Saturday, April 9, 2011 3:53 PM
Spinning empty bottles
BUMBUMBUM HI! Gosh it's been heck long since I last posted :/ Guess that alone says that school's really been insanely busy! ... Or I'm just really lazy now hahahaaaa. Anyway from now on I'm going to actually utilize this blog (ew trololol, "blog"'s such a weird word.) in a way that's not going to contribute to my already-overly-abundant procrastination. So YES YOU ALL KNOW WHAT THAT MEANS :)
Oh yeahhhhh, it's major reflection time again.
Hahaha am I the funniest person or what. (... k that was a bit of an ego overload.) But uh, yeah I think I actually mean it this time. I'm pissed with how I'm so near to burning out thanks to pressure from all sources, I'm pissed with how much I've been slacking off and procrastinating, I'm pissed with every single stupidass thing that decides to pop out of nowhere, interfering with me and my sad life. Sorry I was just being way too much of a drama mama. I am/was/will always be (that's kinda dangerous) kidding.
Year 3, so far for me, hasn't been the most fun I've had, obviously. And I have to acknowledge that by now! Continuing to leave everything to the last minute isn't going to help, and yeah me typing this right now isn't helping either, BUT WHATEVER SHUT UP, I'M REFLECTING HERE. HA HA HA (excuse my insanity plz). I'm just a little sad cos I could be doing so much more with my free time, but I just choose not to, or simply can't because of the workload and all that. Like, I could very well be editing the whole day for TreasureTisdale, actually sew what I have in my sketchbook, sit down and just freaking paint or something. A lot of stuff that I know I can definitely find time to do if I weren't in an environment with drama and stress emerging all of a sudden. I'm not sure if anyone else feels the same way as I do, but I do honestly think that I'm sort of in between "caring-too-much-about-everything-when-you-shouldn't" and "have-no-idea-how-to-handle-things-properly".

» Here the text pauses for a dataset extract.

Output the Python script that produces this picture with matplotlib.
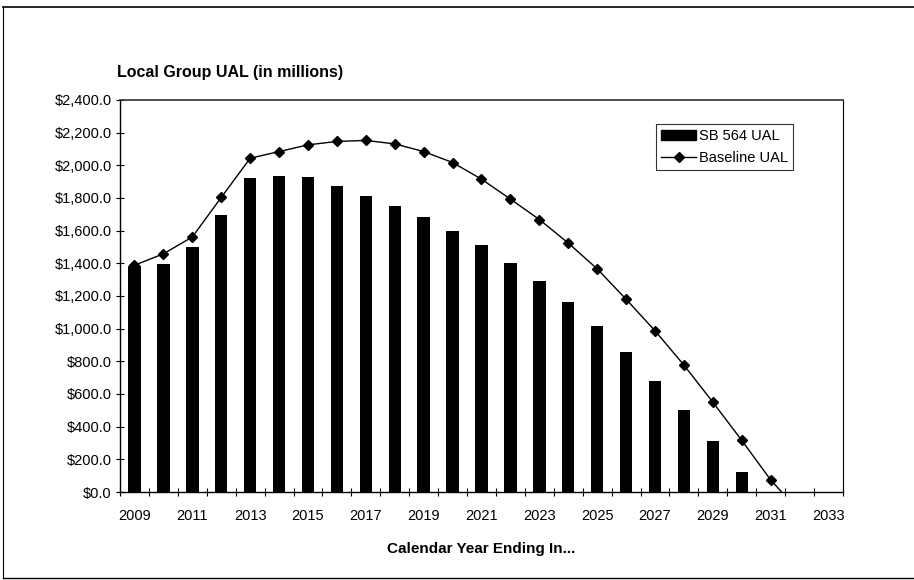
import matplotlib
matplotlib.use("Agg")
import matplotlib.pyplot as plt
from matplotlib.ticker import FuncFormatter, FixedLocator
from matplotlib.lines import Line2D
import numpy as np

plt.rcParams['font.family'] = ['Liberation Sans', 'DejaVu Sans']

# Years on the category axis (Excel-style, one slot per year)
years = list(range(2009, 2034))

# SB 564 UAL, $ millions, 2009-2030
sb564_ual = [1385, 1393, 1497, 1694, 1924, 1937, 1926, 1873, 1809, 1750, 1682,
             1598, 1510, 1401, 1290, 1161, 1017, 857, 679, 500, 310, 125]

# Baseline UAL, $ millions, 2009-2032 (last point runs below the axis floor)
baseline_ual = [1388, 1458, 1561, 1803, 2043, 2084, 2125, 2146, 2152, 2131, 2084,
                2017, 1915, 1793, 1668, 1524, 1366, 1180, 987, 777, 550, 316, 74, -120]

fig = plt.figure(figsize=(9.14, 5.8), dpi=100)
ax = fig.add_axes([0.1313, 0.1517, 0.791, 0.676])

x_bar = np.arange(len(sb564_ual))
x_line = np.arange(len(baseline_ual))

ax.bar(x_bar, sb564_ual, width=0.43, color='black', zorder=2)
ax.plot(x_line, baseline_ual, color='black', lw=1.0, marker='D', markersize=5, zorder=3)

ax.set_xlim(-0.5, len(years) - 0.5)
ax.set_ylim(0, 2400)

# y axis: dollar labels every 200
ax.set_yticks(np.arange(0, 2401, 200))
ax.yaxis.set_major_formatter(FuncFormatter(lambda v, p: f"${v:,.1f}"))
ax.tick_params(axis='y', direction='inout', length=6, width=0.8, labelsize=10.5, pad=3)

# x axis: tick marks between categories, labels on every other year
ax.xaxis.set_major_locator(FixedLocator(np.arange(0, len(years), 2)))
ax.set_xticklabels([str(y) for y in years[::2]])
ax.xaxis.set_minor_locator(FixedLocator(np.arange(-0.5, len(years), 1)))
ax.tick_params(axis='x', which='major', length=0, labelsize=10.5, pad=12)
ax.tick_params(axis='x', which='minor', direction='inout', length=6, width=0.8)

for side in ['left', 'bottom']:
    ax.spines[side].set_linewidth(1.0)
ax.spines['top'].set_linewidth(1.2)
ax.spines['top'].set_color('#333333')
ax.spines['right'].set_linewidth(0.8)

fig.text(117 / 914, 1 - 72 / 580, "Local Group UAL (in millions)", fontsize=11.5,
         fontweight='bold', ha='left', va='center')
ax.set_xlabel("Calendar Year Ending In...", fontsize=11, fontweight='bold', labelpad=14)

handles = [plt.Rectangle((0, 0), 1, 1, color='black'),
           Line2D([], [], color='black', lw=1.0, marker='D', markersize=5)]
leg = ax.legend(handles, ["SB 564 UAL", "Baseline UAL"], loc='upper right',
                bbox_to_anchor=(0.931, 0.939), fontsize=10.5, frameon=True,
                fancybox=False, edgecolor='black', borderpad=0.35,
                handlelength=2.4, handletextpad=0.2, labelspacing=0.55,
                borderaxespad=0)
leg.get_frame().set_linewidth(0.8)

# outer chart frame (top, left, bottom)
fig.add_artist(Line2D([3 / 914, 3 / 914], [2 / 580, 1 - 7 / 580], transform=fig.transFigure,
                      color='black', lw=0.8))
fig.add_artist(Line2D([3 / 914, 1], [1 - 7 / 580, 1 - 7 / 580], transform=fig.transFigure,
                      color='black', lw=1.2))
fig.add_artist(Line2D([3 / 914, 1], [2 / 580, 2 / 580], transform=fig.transFigure,
                      color='black', lw=1.0))

fig.savefig("out.png", dpi=100)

Also, does anyone else think that you could be doing something so much more other than trying to catch up on the syllabus in school, or you know, being on Tumblr the whole day? (I know very well that I'm not going to get a reply out of that, so shoo -_-) Because I definitely feel that way. But then again, who cares, right? Other than yourself, of course. Guh. Typing all this yadayada did help though, yay. Yay me, cos I thought of it. So yay.